Exercise »
Return all the data below as it stands, minus the pictures.

Raw data »
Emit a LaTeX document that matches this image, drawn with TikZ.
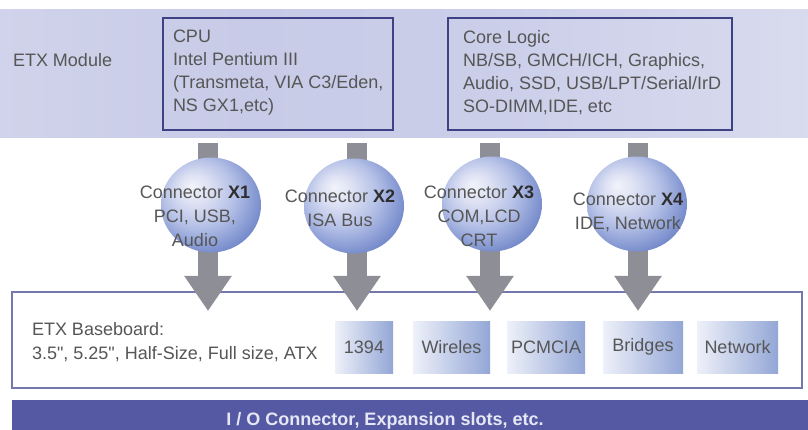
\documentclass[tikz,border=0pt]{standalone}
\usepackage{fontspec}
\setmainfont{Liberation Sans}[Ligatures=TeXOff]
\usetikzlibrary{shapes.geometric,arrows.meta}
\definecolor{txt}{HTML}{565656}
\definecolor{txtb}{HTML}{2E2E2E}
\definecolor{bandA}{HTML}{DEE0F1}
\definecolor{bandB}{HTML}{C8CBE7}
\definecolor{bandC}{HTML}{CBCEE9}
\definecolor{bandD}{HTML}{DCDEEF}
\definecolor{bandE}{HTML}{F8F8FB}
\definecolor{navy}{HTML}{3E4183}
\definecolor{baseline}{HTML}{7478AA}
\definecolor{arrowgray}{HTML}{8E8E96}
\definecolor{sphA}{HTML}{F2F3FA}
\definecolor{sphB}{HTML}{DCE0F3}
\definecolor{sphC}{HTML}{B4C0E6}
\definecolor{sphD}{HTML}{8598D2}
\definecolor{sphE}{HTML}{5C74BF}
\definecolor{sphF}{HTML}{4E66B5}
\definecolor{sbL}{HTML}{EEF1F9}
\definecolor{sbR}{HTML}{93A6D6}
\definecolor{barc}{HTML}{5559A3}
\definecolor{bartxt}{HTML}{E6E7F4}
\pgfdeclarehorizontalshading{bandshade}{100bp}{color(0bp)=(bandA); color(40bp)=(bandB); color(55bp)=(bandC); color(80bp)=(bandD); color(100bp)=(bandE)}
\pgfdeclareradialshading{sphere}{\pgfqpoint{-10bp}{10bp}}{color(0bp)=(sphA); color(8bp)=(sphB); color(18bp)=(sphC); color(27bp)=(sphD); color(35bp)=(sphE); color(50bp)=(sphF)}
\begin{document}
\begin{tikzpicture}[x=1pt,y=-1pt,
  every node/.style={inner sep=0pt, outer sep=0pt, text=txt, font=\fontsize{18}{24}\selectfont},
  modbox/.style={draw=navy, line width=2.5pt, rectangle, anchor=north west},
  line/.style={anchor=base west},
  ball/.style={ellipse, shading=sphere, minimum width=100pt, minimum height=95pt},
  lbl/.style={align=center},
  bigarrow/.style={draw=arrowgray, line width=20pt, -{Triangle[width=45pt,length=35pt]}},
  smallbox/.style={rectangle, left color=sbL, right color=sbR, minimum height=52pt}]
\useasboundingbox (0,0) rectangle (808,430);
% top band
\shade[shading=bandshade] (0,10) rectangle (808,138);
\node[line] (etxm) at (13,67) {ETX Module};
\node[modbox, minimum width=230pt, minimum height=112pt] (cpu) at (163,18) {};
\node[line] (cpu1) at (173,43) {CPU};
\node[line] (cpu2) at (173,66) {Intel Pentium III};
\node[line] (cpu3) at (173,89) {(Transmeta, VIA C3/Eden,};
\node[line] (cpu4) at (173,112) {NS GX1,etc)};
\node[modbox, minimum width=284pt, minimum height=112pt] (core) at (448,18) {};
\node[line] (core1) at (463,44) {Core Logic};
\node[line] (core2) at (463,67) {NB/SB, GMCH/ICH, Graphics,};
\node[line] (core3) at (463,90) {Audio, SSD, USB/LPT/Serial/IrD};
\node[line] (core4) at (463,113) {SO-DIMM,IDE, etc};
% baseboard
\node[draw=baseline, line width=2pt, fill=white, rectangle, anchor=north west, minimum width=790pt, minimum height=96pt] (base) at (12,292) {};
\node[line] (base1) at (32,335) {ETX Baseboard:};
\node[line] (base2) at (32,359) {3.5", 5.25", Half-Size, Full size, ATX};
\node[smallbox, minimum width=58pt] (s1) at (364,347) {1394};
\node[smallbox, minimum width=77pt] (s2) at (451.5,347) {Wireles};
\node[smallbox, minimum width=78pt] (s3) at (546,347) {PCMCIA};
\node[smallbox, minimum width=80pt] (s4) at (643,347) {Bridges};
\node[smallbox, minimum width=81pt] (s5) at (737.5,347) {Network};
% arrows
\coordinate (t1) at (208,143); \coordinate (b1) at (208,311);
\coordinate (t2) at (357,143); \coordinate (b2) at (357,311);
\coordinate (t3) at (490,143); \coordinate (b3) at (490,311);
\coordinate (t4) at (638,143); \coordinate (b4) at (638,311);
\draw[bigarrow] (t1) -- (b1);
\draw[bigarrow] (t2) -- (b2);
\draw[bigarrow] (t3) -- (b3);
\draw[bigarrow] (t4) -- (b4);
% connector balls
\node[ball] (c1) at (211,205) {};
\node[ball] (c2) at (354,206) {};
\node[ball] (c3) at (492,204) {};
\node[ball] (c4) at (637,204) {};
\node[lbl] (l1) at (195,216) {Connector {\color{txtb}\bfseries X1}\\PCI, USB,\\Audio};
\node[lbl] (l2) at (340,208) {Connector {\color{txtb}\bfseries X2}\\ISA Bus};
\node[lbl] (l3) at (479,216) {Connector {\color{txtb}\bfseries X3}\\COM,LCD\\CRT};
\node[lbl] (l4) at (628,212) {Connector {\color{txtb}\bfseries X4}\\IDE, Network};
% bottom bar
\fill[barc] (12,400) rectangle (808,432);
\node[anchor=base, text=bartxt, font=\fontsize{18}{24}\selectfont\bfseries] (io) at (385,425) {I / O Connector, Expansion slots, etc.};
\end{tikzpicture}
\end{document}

Result for this exercise »
Emit a LaTeX document that matches this image, drawn with TikZ.
\documentclass[tikz,border=0pt]{standalone}
\usepackage{fontspec}
\setmainfont{Liberation Sans}[Ligatures=TeXOff]
\usetikzlibrary{shapes.geometric,arrows.meta}
\definecolor{txt}{HTML}{565656}
\definecolor{txtb}{HTML}{2E2E2E}
\definecolor{bandA}{HTML}{DEE0F1}
\definecolor{bandB}{HTML}{C8CBE7}
\definecolor{bandC}{HTML}{CBCEE9}
\definecolor{bandD}{HTML}{DCDEEF}
\definecolor{bandE}{HTML}{F8F8FB}
\definecolor{navy}{HTML}{3E4183}
\definecolor{baseline}{HTML}{7478AA}
\definecolor{arrowgray}{HTML}{8E8E96}
\definecolor{sphA}{HTML}{F2F3FA}
\definecolor{sphB}{HTML}{DCE0F3}
\definecolor{sphC}{HTML}{B4C0E6}
\definecolor{sphD}{HTML}{8598D2}
\definecolor{sphE}{HTML}{5C74BF}
\definecolor{sphF}{HTML}{4E66B5}
\definecolor{sbL}{HTML}{EEF1F9}
\definecolor{sbR}{HTML}{93A6D6}
\definecolor{barc}{HTML}{5559A3}
\definecolor{bartxt}{HTML}{E6E7F4}
\pgfdeclarehorizontalshading{bandshade}{100bp}{color(0bp)=(bandA); color(40bp)=(bandB); color(55bp)=(bandC); color(80bp)=(bandD); color(100bp)=(bandE)}
\pgfdeclareradialshading{sphere}{\pgfqpoint{-10bp}{10bp}}{color(0bp)=(sphA); color(8bp)=(sphB); color(18bp)=(sphC); color(27bp)=(sphD); color(35bp)=(sphE); color(50bp)=(sphF)}
\begin{document}
\begin{tikzpicture}[x=1pt,y=-1pt,
  every node/.style={inner sep=0pt, outer sep=0pt, text=txt, font=\fontsize{18}{24}\selectfont},
  modbox/.style={draw=navy, line width=2.5pt, rectangle, anchor=north west},
  line/.style={anchor=base west},
  ball/.style={ellipse, shading=sphere, minimum width=100pt, minimum height=95pt},
  lbl/.style={align=center},
  bigarrow/.style={draw=arrowgray, line width=20pt, -{Triangle[width=45pt,length=35pt]}},
  smallbox/.style={rectangle, left color=sbL, right color=sbR, minimum height=52pt}]
\useasboundingbox (0,0) rectangle (808,430);
% top band
\shade[shading=bandshade] (0,10) rectangle (808,138);
\node[line] (etxm) at (13,67) {ETX Module};
\node[modbox, minimum width=230pt, minimum height=112pt] (cpu) at (163,18) {};
\node[line] (cpu1) at (173,43) {CPU};
\node[line] (cpu2) at (173,66) {Intel Pentium III};
\node[line] (cpu3) at (173,89) {(Transmeta, VIA C3/Eden,};
\node[line] (cpu4) at (173,112) {NS GX1,etc)};
\node[modbox, minimum width=284pt, minimum height=112pt] (core) at (448,18) {};
\node[line] (core1) at (463,44) {Core Logic};
\node[line] (core2) at (463,67) {NB/SB, GMCH/ICH, Graphics,};
\node[line] (core3) at (463,90) {Audio, SSD, USB/LPT/Serial/IrD};
\node[line] (core4) at (463,113) {SO-DIMM,IDE, etc};
% baseboard
\node[draw=baseline, line width=2pt, fill=white, rectangle, anchor=north west, minimum width=790pt, minimum height=96pt] (base) at (12,292) {};
\node[line] (base1) at (32,335) {ETX Baseboard:};
\node[line] (base2) at (32,359) {3.5", 5.25", Half-Size, Full size, ATX};
\node[smallbox, minimum width=58pt] (s1) at (364,347) {1394};
\node[smallbox, minimum width=77pt] (s2) at (451.5,347) {Wireles};
\node[smallbox, minimum width=78pt] (s3) at (546,347) {PCMCIA};
\node[smallbox, minimum width=80pt] (s4) at (643,347) {Bridges};
\node[smallbox, minimum width=81pt] (s5) at (737.5,347) {Network};
% arrows
\coordinate (t1) at (208,143); \coordinate (b1) at (208,311);
\coordinate (t2) at (357,143); \coordinate (b2) at (357,311);
\coordinate (t3) at (490,143); \coordinate (b3) at (490,311);
\coordinate (t4) at (638,143); \coordinate (b4) at (638,311);
\draw[bigarrow] (t1) -- (b1);
\draw[bigarrow] (t2) -- (b2);
\draw[bigarrow] (t3) -- (b3);
\draw[bigarrow] (t4) -- (b4);
% connector balls
\node[ball] (c1) at (211,205) {};
\node[ball] (c2) at (354,206) {};
\node[ball] (c3) at (492,204) {};
\node[ball] (c4) at (637,204) {};
\node[lbl] (l1) at (195,216) {Connector {\color{txtb}\bfseries X1}\\PCI, USB,\\Audio};
\node[lbl] (l2) at (340,208) {Connector {\color{txtb}\bfseries X2}\\ISA Bus};
\node[lbl] (l3) at (479,216) {Connector {\color{txtb}\bfseries X3}\\COM,LCD\\CRT};
\node[lbl] (l4) at (628,212) {Connector {\color{txtb}\bfseries X4}\\IDE, Network};
% bottom bar
\fill[barc] (12,400) rectangle (808,432);
\node[anchor=base, text=bartxt, font=\fontsize{18}{24}\selectfont\bfseries] (io) at (385,425) {I / O Connector, Expansion slots, etc.};
\end{tikzpicture}
\end{document}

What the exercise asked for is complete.